# [Required task]
Retype, please, the listing from its opening line through the line that contains "import pandas as pd", both included, without the pictures.
┌─ Recorded data
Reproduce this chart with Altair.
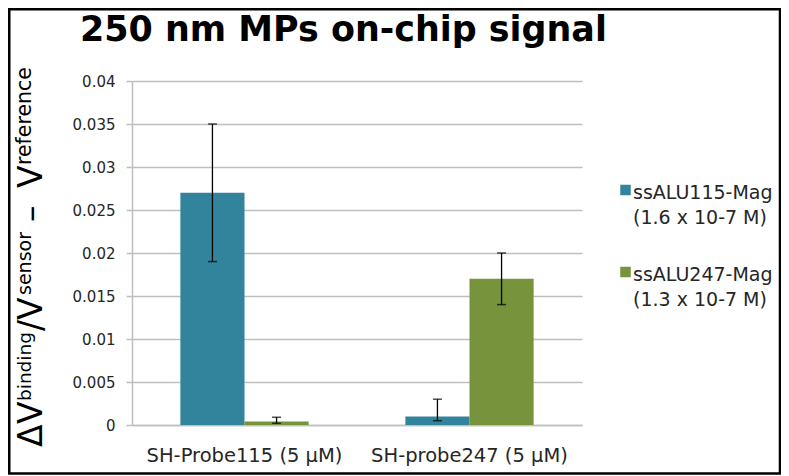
import altair as alt
import pandas as pd

# ---- data ----
categories = ["SH-Probe115 (5 μM)", "SH-probe247 (5 μM)"]
series = ["ssALU115-Mag", "ssALU247-Mag"]
series_conc = ["(1.6 x 10-7 M)", "(1.3 x 10-7 M)"]
colors = ["#31849B", "#77933C"]
alu115_values = [0.027, 0.001]
alu247_values = [0.0004, 0.017]
alu115_low = [0.019, 0.0005]
alu115_high = [0.035, 0.003]
alu247_low = [0.0002, 0.014]
alu247_high = [0.0009, 0.020]
y_ticks = [0, 0.005, 0.01, 0.015, 0.02, 0.025, 0.03, 0.035, 0.04]
title_text = "250 nm MPs on-chip signal"
# y-axis title pieces: (text, superscript?)
y_title_parts = [("Δ", False), ("V", False), ("binding", True), ("/", False),
                 ("V", False), ("sensor", True), ("–", False), ("V", False),
                 ("reference", True)]
# start of each piece, measured upward from the plot top (px)
y_title_starts = [366, 343, 320, 250, 239, 214, 141, 107, 84]
y_title_sizes = [33, 33, 18.5, 33, 33, 19, 33, 33, 20.5]

rows = []
for s, vals, lo, hi in zip(series, [alu115_values, alu247_values],
                           [alu115_low, alu247_low], [alu115_high, alu247_high]):
    for c, v, l, h in zip(categories, vals, lo, hi):
        rows.append(dict(category=c, series=s, value=v, low=l, high=h))
df = pd.DataFrame(rows)
dummy = pd.DataFrame({"a": [0]})

FONT = "DejaVu Sans"
GRID = "#bfbfbf"

x_enc = alt.X("category:N", sort=categories,
              scale=alt.Scale(paddingInner=0.43, paddingOuter=0.215),
              axis=alt.Axis(title=None, labelAngle=0, ticks=False, labelFontSize=19.5,
                            labelPadding=21, domainColor=GRID, domainWidth=1.5,
                            labelColor="#262626", labelFont=FONT, labelLimit=400))
xo_enc = alt.XOffset("series:N", sort=series, scale=alt.Scale(paddingInner=0, paddingOuter=0))
y_axis = alt.Axis(title=None, values=y_ticks, format="~g", grid=True, gridColor=GRID,
                  gridWidth=1.5, tickColor=GRID, tickSize=6, tickWidth=1.5,
                  domainColor=GRID, domainWidth=1.5, labelFontSize=15,
                  labelPadding=11, labelColor="#262626", labelFont=FONT)
y_scale = alt.Scale(domain=[0, 0.04], nice=False)
color_enc = alt.Color("series:N", sort=series,
                      scale=alt.Scale(domain=series, range=colors), legend=None)

base = alt.Chart(df)
bars = base.mark_bar().encode(
    x=x_enc, xOffset=xo_enc,
    y=alt.Y("value:Q", scale=y_scale, axis=y_axis), color=color_enc)
err = base.mark_rule(color="black", strokeWidth=1.3).encode(
    x=x_enc, xOffset=xo_enc,
    y=alt.Y("low:Q", scale=y_scale, axis=y_axis), y2="high:Q")
cap_lo = base.mark_tick(orient="horizontal", size=9, thickness=1.5, color="black").encode(
    x=x_enc, xOffset=xo_enc, y=alt.Y("low:Q", scale=y_scale, axis=y_axis))
cap_hi = base.mark_tick(orient="horizontal", size=9, thickness=1.5, color="black").encode(
    x=x_enc, xOffset=xo_enc, y=alt.Y("high:Q", scale=y_scale, axis=y_axis))

layers = [bars, err, cap_lo, cap_hi]

# title
layers.append(alt.Chart(dummy).mark_text(
    text=title_text, font=FONT, fontSize=34.9, fontWeight="bold", align="left",
    baseline="alphabetic", color="black").encode(x=alt.value(-52), y=alt.value(-40)))

# y-axis title made of pieces with superscripts
for (t, sup), ys, fs in zip(y_title_parts, y_title_starts, y_title_sizes):
    layers.append(alt.Chart(dummy).mark_text(
        text=t, font=FONT, fontSize=fs, angle=270, align="left",
        baseline="alphabetic", color="black").encode(
        x=alt.value(-101 if sup else -90), y=alt.value(ys)))

# legend
legend_y = [109, 191]
for s, conc, col, ly in zip(series, series_conc, colors, legend_y):
    layers.append(alt.Chart(dummy).mark_square(size=110, color=col, opacity=1).encode(
        x=alt.value(493.5), y=alt.value(ly)))
    layers.append(alt.Chart(dummy).mark_text(
        text=s + "\n" + conc, lineBreak="\n", lineHeight=25, font=FONT, fontSize=19,
        align="left", baseline="top", color="#262626").encode(
        x=alt.value(501), y=alt.value(ly - 6)))

# frame
layers.append(alt.Chart(dummy).mark_rect(fillOpacity=0, stroke="black", strokeWidth=2.5).encode(
    x=alt.value(-122.75), x2=alt.value(648), y=alt.value(-71.75), y2=alt.value(392.5)))

chart = alt.layer(*layers).properties(
    width=450, height=344,
    padding={"left": 124, "top": 73, "right": 199, "bottom": 51},
    autosize=alt.AutoSizeParams(type="none"),
    background="white",
).configure_view(strokeWidth=0)

chart.save("out.html", embed_options={"renderer": "svg", "actions": False})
└─
# [Result of the exercise]
Reproduce this chart with Altair.
import altair as alt
import pandas as pd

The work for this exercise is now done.